Nobody is hand-picking targets. Thats not how it works anymore. The British Chambers of Commerce highlighted that SMEs across the UK are going digital faster than ever, adopting cloud tools, remote setups, the lot.

But the security side? Still lagging behind. So what happens is you get thousands of small firms with more online exposure than they realise and not much standing between them and an automated bot scanning for unpatched software.

A recruitment agency in Leeds with an old WordPress install gets hit the same way a logistics company in Bristol does. There’s no selection process.

The annoying part is that sorting it out isn’t even expensive. Multi-factor authentication takes about ten minutes to set up. Software updates are free. A half-day phishing awareness session for staff costs less than a decent office chair. People just don’t get round to it.

Treating IT as a Cost, Not Infrastructure

Treating IT as a Cost, Not Infrastructure

This is the one that’s a bit harder to pin down but probably matters most. A lot of small business owners see IT spending as an overhead. Something to minimise. And in a tight budget that instinct makes total sense.

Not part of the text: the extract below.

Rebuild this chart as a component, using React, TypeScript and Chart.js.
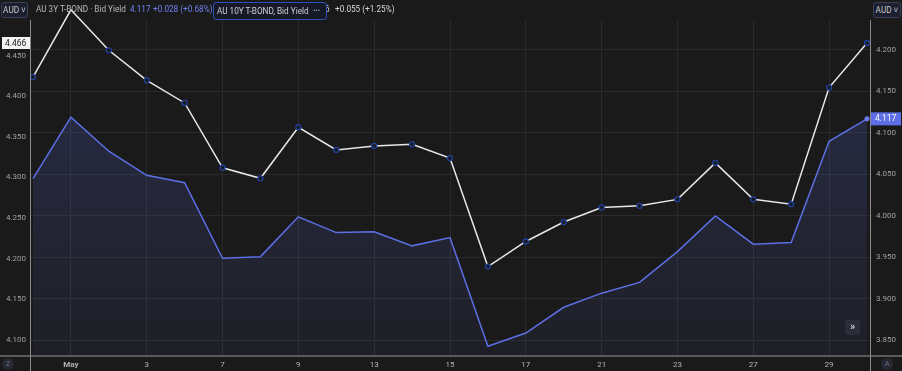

But there’s a difference between spending wisely and spending as little as possible. Businesses that invest thought into their hosting choices, their network setup, their day-to-day tools, they tend to have fewer emergencies.

Fewer lost afternoons waiting for the broadband to sort itself out. Fewer panicked calls when someone clicks something they shouldn’t have.

It doesn’t require a massive budget either. It just requires treating tech decisions with the same seriousness as, say, choosing an accountant or a solicitor.

Anyway. None of these mistakes are unusual, and none of them are unfixable. The pattern is just that most small businesses don’t think about IT until something breaks, and by then the options are more limited and more expensive. There is probably a lesson in there somewhere.